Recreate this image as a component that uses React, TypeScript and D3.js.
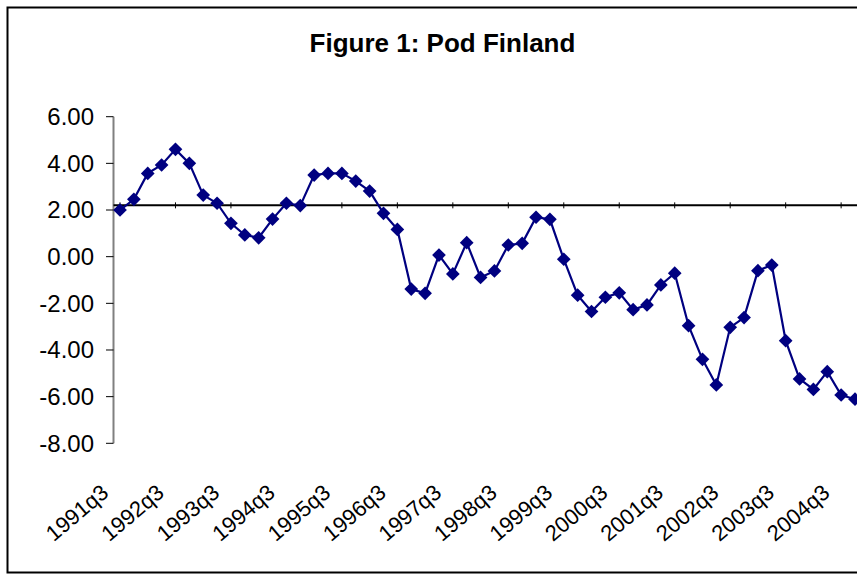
import React from "react";
import * as d3 from "d3";

const title = "Figure 1: Pod Finland";
const startYear = 1991;
const startQuarter = 3;
const values: number[] = [
  2.0, 2.46, 3.57, 3.93, 4.6, 4.0, 2.64, 2.29, 1.43, 0.93,
  0.81, 1.61, 2.29, 2.19, 3.5, 3.57, 3.57, 3.24, 2.81, 1.86,
  1.17, -1.39, -1.57, 0.07, -0.74, 0.6, -0.89, -0.61, 0.5, 0.57,
  1.69, 1.6, -0.11, -1.65, -2.35, -1.74, -1.55, -2.27, -2.07, -1.21,
  -0.71, -2.96, -4.4, -5.5, -3.03, -2.61, -0.6, -0.36, -3.6, -5.24,
  -5.69, -4.93, -5.93, -6.11,
];
const categories: string[] = values.map((_, i) => {
  const q0 = startQuarter - 1 + i;
  return `${startYear + Math.floor(q0 / 4)}q${(q0 % 4) + 1}`;
});
const xTickLabels = [
  "1991q3", "1992q3", "1993q3", "1994q3", "1995q3", "1996q3", "1997q3",
  "1998q3", "1999q3", "2000q3", "2001q3", "2002q3", "2003q3", "2004q3",
];
const yTicks = [6, 4, 2, 0, -2, -4, -6, -8];
const axisCross = [2.2];

const W = 857;
const H = 575;
const FONT = "'Liberation Sans', Arial, sans-serif";

export default function App() {
  const x = d3.scaleLinear().domain([0, 53]).range([120, 855]);
  const y = d3.scaleLinear().domain([-8, 6]).range([443.3, 116.7]);
  const line = d3
    .line<number>()
    .x((_, i) => x(i))
    .y((d) => y(d));
  const diamond = d3.symbol().type(d3.symbolDiamond2).size(120)();
  const axisY = y(axisCross[0]);
  const x0 = 113.5;

  return (
    <svg
      width={W}
      height={H}
      style={{ position: "absolute", left: 0, top: 0, background: "#fff" }}
      fontFamily={FONT}
    >
      <rect x={0} y={0} width={W} height={H} fill="#fff" />
      <rect x={7.5} y={7.5} width={W + 20} height={565} fill="none" stroke="#000" strokeWidth={2} />
      <text x={442.5} y={52} textAnchor="middle" fontWeight="bold" fontSize={26}>
        {title}
      </text>
      {/* y axis */}
      <line x1={x0} x2={x0} y1={y(6)} y2={y(-8)} stroke="#808080" strokeWidth={2} />
      {yTicks.map((t) => (
        <g key={t}>
          <line x1={106} x2={x0} y1={y(t)} y2={y(t)} stroke="#000" strokeWidth={1} />
          <text x={94} y={y(t)} dy="0.35em" textAnchor="end" fontSize={24}>
            {t.toFixed(2)}
          </text>
        </g>
      ))}
      {/* category axis crossing */}
      <line x1={x0} x2={W} y1={axisY} y2={axisY} stroke="#000" strokeWidth={2} />
      {xTickLabels.map((lab) => {
        const i = categories.indexOf(lab);
        const tx = x(i);
        return (
          <g key={lab}>
            <line x1={tx} x2={tx} y1={axisY - 3} y2={axisY + 3} stroke="#000" strokeWidth={1} />
            <text
              transform={`translate(${tx - 10},${495}) rotate(-40)`}
              textAnchor="end"
              fontSize={22}
            >
              {lab}
            </text>
          </g>
        );
      })}
      <path d={line(values) || ""} fill="none" stroke="#000080" strokeWidth={2.2} />
      {values.map((v, i) => (
        <path key={i} d={diamond || ""} transform={`translate(${x(i)},${y(v)})`} fill="#000080" />
      ))}
    </svg>
  );
}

====

- **GOAL OF THE EXERCISE**
Set down again, exactly, the lines of the material above from its first line to the one with "import * as", inclusive. Leave the pictures out.

- **THE ANSWER**
Recreate this image as a component that uses React, TypeScript and D3.js.
import React from "react";
import * as d3 from "d3";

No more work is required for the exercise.